More generally - and yet again - the grant funding system is structured against us.  Government does not recognise water as a factor in assessing Remote Area Status.  We need this changed.  In a recent government grant scheme, Cornwall and the Isles of Scilly were given 60 percent grant funding, when the Isle of Wight received 40 percent. 

And clearly, for our land use and environmental management, we need to support schemes which help preserve the landscape on the Island.

Regeneration Projects


The Council have six potential major regeneration projects.  Two of them in particular – Newport Harbour and Ryde Gateway – are critical to the future of the Island.  We need to get them right, and in both cases create spaces that generate wealth and showcase the best that the Island has to offer. 

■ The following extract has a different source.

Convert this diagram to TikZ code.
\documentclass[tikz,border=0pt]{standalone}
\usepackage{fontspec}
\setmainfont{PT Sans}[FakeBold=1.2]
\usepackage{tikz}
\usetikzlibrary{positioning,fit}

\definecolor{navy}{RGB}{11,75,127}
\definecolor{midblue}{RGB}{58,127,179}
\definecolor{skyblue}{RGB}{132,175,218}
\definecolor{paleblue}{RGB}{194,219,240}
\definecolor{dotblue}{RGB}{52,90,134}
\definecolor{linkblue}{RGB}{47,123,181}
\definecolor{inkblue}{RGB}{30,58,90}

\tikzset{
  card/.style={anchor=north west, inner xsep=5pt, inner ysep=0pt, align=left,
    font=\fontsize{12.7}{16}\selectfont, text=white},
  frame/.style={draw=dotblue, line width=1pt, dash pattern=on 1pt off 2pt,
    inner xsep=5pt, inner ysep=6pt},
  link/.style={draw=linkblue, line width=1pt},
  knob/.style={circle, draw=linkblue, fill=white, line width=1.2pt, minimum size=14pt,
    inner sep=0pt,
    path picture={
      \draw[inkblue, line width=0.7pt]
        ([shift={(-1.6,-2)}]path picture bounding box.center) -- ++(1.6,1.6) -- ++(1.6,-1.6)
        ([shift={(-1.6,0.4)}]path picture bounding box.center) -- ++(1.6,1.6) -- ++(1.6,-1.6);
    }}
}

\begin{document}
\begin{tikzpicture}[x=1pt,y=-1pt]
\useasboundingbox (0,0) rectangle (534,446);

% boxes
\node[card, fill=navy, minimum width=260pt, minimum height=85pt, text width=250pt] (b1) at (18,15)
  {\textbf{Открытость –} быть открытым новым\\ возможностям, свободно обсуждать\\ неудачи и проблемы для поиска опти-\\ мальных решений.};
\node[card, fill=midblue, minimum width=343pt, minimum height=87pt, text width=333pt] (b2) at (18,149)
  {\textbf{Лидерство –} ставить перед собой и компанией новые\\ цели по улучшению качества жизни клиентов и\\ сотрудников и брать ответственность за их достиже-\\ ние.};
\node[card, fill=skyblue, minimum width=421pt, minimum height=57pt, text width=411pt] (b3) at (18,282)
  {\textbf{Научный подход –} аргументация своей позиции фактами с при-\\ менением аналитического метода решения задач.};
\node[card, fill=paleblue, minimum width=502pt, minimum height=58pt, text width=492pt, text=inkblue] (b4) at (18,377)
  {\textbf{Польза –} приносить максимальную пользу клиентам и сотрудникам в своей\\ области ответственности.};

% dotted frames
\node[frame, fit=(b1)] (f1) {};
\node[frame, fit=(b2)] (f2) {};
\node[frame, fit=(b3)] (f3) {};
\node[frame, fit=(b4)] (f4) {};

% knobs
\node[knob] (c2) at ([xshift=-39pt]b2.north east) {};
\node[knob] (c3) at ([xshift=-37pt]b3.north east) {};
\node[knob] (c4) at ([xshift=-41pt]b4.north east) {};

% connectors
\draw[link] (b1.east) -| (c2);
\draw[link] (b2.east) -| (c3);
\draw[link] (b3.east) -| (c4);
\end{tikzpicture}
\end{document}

The Newport Harbour project is probably the most important of these for the long-term future of the Isle of Wight.  This project, to my mind, must have a higher education campus (as already outlined) and it needs infrastructure to support the knowledge economy, including buildings to attract digital and start-up firms - although I accept that we will need to have some housing to help fund it.  If we are successful in extending railway lines from the current terminus in Wootton, the harbour should also be the new westbound terminus, with a Newport Harbour Station.

Ryde is also critical, although its success is more linked to the tourism and visitor economy.  Currently, Ryde Pier Head and Esplanade appear tired and give a poor impression to arriving visitors to the Island.  With a little creativity, both could be exciting areas that help showcase the Isle of Wight.